Gov. Abbott, you have gone too far.
When you made securing the border a key public initiative and spent billions of dollars in taxpayer funds, we were reluctant to criticize you, despite questionable execution of your plans and thin results in return.
We agreed with you time and again that the federal government has done too little for too long to slow the flow of thousands of migrants a day across the southern border. We called for better enforcement and greater resources for the humane and timely processing of asylum claims.
But we cannot accept this cruel and short-sighted suggestion that Texas should challenge long-established law that requires the state to provide a public education to unauthorized immigrant children.

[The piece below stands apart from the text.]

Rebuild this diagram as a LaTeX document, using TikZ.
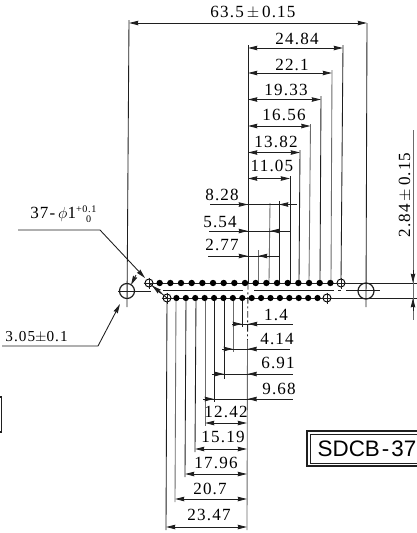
\documentclass[tikz,border=0pt]{standalone}
\usepackage{fontspec}
\setmainfont[LetterSpace=7]{Liberation Serif}
\newfontfamily\labelsans{Liberation Sans}
\usetikzlibrary{arrows.meta}
\definecolor{inkline}{gray}{0.12}
\definecolor{faintline}{gray}{0.42}
\tikzset{
  x=0.75pt,y=-0.75pt,
  ln/.style={draw=inkline,line width=0.65pt},
  ext/.style={draw=faintline,line width=0.65pt},
  arr/.style={ln,-{Stealth[length=7pt,width=3.4pt,inset=0.5pt]}},
  dimarr/.style={ln,{Stealth[length=7pt,width=3.4pt,inset=0.5pt]}-{Stealth[length=7pt,width=3.4pt,inset=0.5pt]}},
  lbl/.style={inner sep=0pt,font=\fontsize{12.8}{13}\selectfont,text=black},
  pinfill/.style={fill=black,draw=none},
  pinopen/.style={draw=black,line width=0.7pt,fill=white},
}
\begin{document}
\begin{tikzpicture}
\useasboundingbox (0,0) rectangle (417,533);
\fill[white] (0,0) rectangle (417,533);

% --- row and centre lines
\draw[ln] (149,283) -- (417,283);
\draw[ln] (167,298) -- (417,298);
\draw[ln] (163,290.5) -- (243,290.5);
\draw[ln] (254,290.5) -- (334,290.5);
\draw[ln] (338,290.5) -- (341,290.5);
\draw[ln] (346,290.5) -- (380,290.5);
\draw[ln] (118,291) -- (151,291);

% --- extension lines to the upper pins
\coordinate (rail) at (248,45);
\draw[ln] (rail) -- (248,283);
\draw[ln,dash pattern=on 5pt off 2pt on 1.5pt off 2pt] (248,283) -- (247.5,340);
\draw[ext] (247.5,340) -- (247,530);
\draw[ln] (343,45) -- (341,283);
\draw[ext] (332,70) -- (331,283);
\draw[ln] (321,96) -- (320,283);
\draw[ext] (310.5,124) -- (309,283);
\draw[ln] (300,150) -- (299,283);
\draw[ln] (290,176) -- (290,283);
\draw[ln] (279,201) -- (279,283);
\draw[ext] (270,203) -- (269,283);
\draw[ext] (258,250) -- (258,283);

% --- extension lines to the lower pins
\draw[ln] (242,298) -- (242,327);
\draw[ext] (233,298) -- (233,352);
\draw[ln] (224,298) -- (224,379);
\draw[ln] (214,298) -- (214,402);
\draw[ext] (205,298) -- (205,426);
\draw[ln] (196,298) -- (195,452);
\draw[ln] (186,298) -- (185,477);
\draw[ext] (176,298) -- (175,502);
\draw[ln] (167,298) -- (166,530);

% --- main holes
\draw[ln] (129,20) -- (127,307);
\draw[ln] (367,23) -- (366,307);
\draw[ln,line width=0.9pt] (127,291) circle[radius=7.5];
\draw[ln,line width=0.9pt] (366,291) circle[radius=8];

% --- pins
\foreach \i in {1,...,17} {
  \fill[pinfill] ({149+\i*10.67},283) circle[radius=3.2];
}
\foreach \i in {1,...,16} {
  \fill[pinfill] ({167+\i*9.41},298) circle[radius=3.1];
}
\foreach \cx/\cy in {149/283,341/283,167/298,327/298} {
  \draw[pinopen] (\cx,\cy) circle[radius=4];
  \draw[ln] (\cx-5.5,\cy) -- (\cx+5.5,\cy);
  \draw[ln] (\cx,\cy-5.5) -- (\cx,\cy+5.5);
}

% --- upper dimensions
\draw[dimarr] (129,23) -- (367,23);
\draw[dimarr] (248,48) -- (343,48);
\draw[dimarr] (248,73) -- (332,73);
\draw[dimarr] (248,99.5) -- (321,99.5);
\draw[dimarr] (248,126) -- (310.5,126);
\draw[dimarr] (248,152.5) -- (300,152.5);
\draw[dimarr] (248,178.5) -- (290,178.5);

\foreach \yy/\lx/\rx/\ex in {204.5/210/279/297,231/209/270/290,256/208/258/279} {
  \draw[ln] (\lx,\yy) -- (\ex,\yy);
  \draw[arr] (236,\yy) -- (248,\yy);
  \draw[arr] (\rx+12,\yy) -- (\rx,\yy);
}

% --- lower dimensions
\draw[ln] (232,324) -- (293,324);
\draw[arr] (232,324) -- (242,324);
\draw[arr] (259,324) -- (248,324);
\draw[ln] (224,349) -- (290,349);
\draw[arr] (222,349) -- (233,349);
\draw[arr] (259,349) -- (247.5,349);
\draw[ln] (212,374) -- (293,374);
\draw[arr] (212,374) -- (224,374);
\draw[arr] (259,374) -- (247.5,374);
\draw[ln] (203,399) -- (293,399);
\draw[arr] (203,399) -- (214,399);
\draw[arr] (259,399) -- (247.5,399);
\draw[dimarr] (205,423) -- (247,423);
\draw[dimarr] (195,449) -- (247,449);
\draw[dimarr] (185,474) -- (247,474);
\draw[dimarr] (175,499) -- (247,499);
\draw[dimarr] (166,527) -- (247,527);

% --- pitch dimension on the right
\draw[ext] (413,130) -- (413,320);
\draw[arr] (413,270) -- (413,283);
\draw[arr] (413,311) -- (413,298);

% --- leaders
\coordinate (leadA) at (18,230);
\coordinate (leadB) at (100,230);
\coordinate (leadC) at (2,346);
\coordinate (leadD) at (98,346);
\draw[arr] (leadA) -- (leadB) -- (145,278);
\draw[arr] (leadC) -- (leadD) -- (120,304);
\draw[arr] (136,275) -- (131,285);
\draw[ln] (149,283) -- (167,298);
\draw[arr,line width=1.2pt] (161,293) -- (152,285.5);

% --- labels
\node[lbl] (d635) at (253,12) {63.5\,$\pm$\,0.15};
\node[lbl] (d2484) at (297,39) {24.84};
\node[lbl] (d221) at (292,65) {22.1};
\node[lbl] (d1933) at (286,90) {19.33};
\node[lbl] (d1656) at (284,115) {16.56};
\node[lbl] (d1382) at (276,142) {13.82};
\node[lbl] (d1105) at (272,166) {11.05};
\node[lbl] (d828) at (222,195) {8.28};
\node[lbl] (d554) at (220,222) {5.54};
\node[lbl] (d277) at (222,245) {2.77};
\node[lbl] (d14) at (276,315) {1.4};
\node[lbl] (d414) at (277,339) {4.14};
\node[lbl] (d691) at (278,363) {6.91};
\node[lbl] (d968) at (279,389) {9.68};
\node[lbl] (d1242) at (226,412) {12.42};
\node[lbl] (d1519) at (223,437) {15.19};
\node[lbl] (d1796) at (216,463) {17.96};
\node[lbl] (d207) at (210,489) {20.7};
\node[lbl] (d2347) at (209,515) {23.47};
\node[lbl,font=\fontsize{11.4}{12}\selectfont] (d305) at (36.5,337) {3.05$\pm$0.1};
\node[lbl,rotate=90] (d284) at (405,195) {2.84\,$\pm$\,0.15};
\node[lbl,anchor=base west] (d37) at (30,218) {37-\,$\phi$1\raisebox{4.5pt}{\fontsize{7.6}{8}\selectfont +0.1}\llap{\raisebox{-3.5pt}{\fontsize{7.6}{8}\selectfont 0\hspace{4pt}}}};

% --- code box
\draw[ln,line width=0.8pt,fill=white] (307,431) rectangle (418,466);
\draw[ln,line width=0.6pt] (310,434) rectangle (418,463);
\node[inner sep=0pt,font=\labelsans\fontsize{16.8}{17}\selectfont] (code) at (367,449) {SDCB\kern1.5pt-\kern1.5pt37};

% --- fragment of a box at the left edge
\draw[ln,line width=0.8pt] (0,397) -- (1.5,397) -- (1.5,432) -- (0,432);
\end{tikzpicture}
\end{document}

You are not wrong, governor, that the federal government should share in the cost. The burden should not fall squarely on taxpayers in border states. Had you stopped there in your comments and thoughts, you likely would have had our support.
But in the safe embrace of right-wing radio, where going too far is never far enough, you revealed a far more concerning thought — one that would be harmful to children, to Texas, to the United States and to the home countries that immigrants fled in fear of violence and in hope of a life not defined by threats and poverty.
You are wrong, governor, politically, legally and morally that Texas should challenge Plyler v. Doe and attempt to upend the precedent requiring the education of unauthorized immigrant children.
Politically, you wandered well outside the mainstream, where we believe most Texans will not follow you. Further, you lent credence to precisely what Justice Samuel Alito, in his leaked draft opinion overturning Roe v. Wade, went to great pains to write would not happen, and that is the idea that long-established precedents of the court would be subject to the same scrutiny being given to Roe.
Conservatives who oppose Roe can now watch you be cited as the first example of that very thing happening.
Legally, you failed to recognize that Justice William Brennan and a court majority were correct in their interpretation of the law in Plyler that immigrant children are indeed people “in any ordinary sense of the term” and are entitled to protection under the 14th Amendment.
Brennan was also right when he wrote that education plays “a fundamental role in maintaining the fabric of our society.” It is a basic tool by which “individuals might lead economically productive lives to the benefit of us all.”
Morally, you have called on Texans to turn our backs on those who can most benefit, not only themselves but Texas and the world, from education. The large majority of Texans will not accept that.
We believe in a secure border. We believe in the right of nations to enforce the law when it comes to immigration.
But, governor, at long last, sir, enough is enough.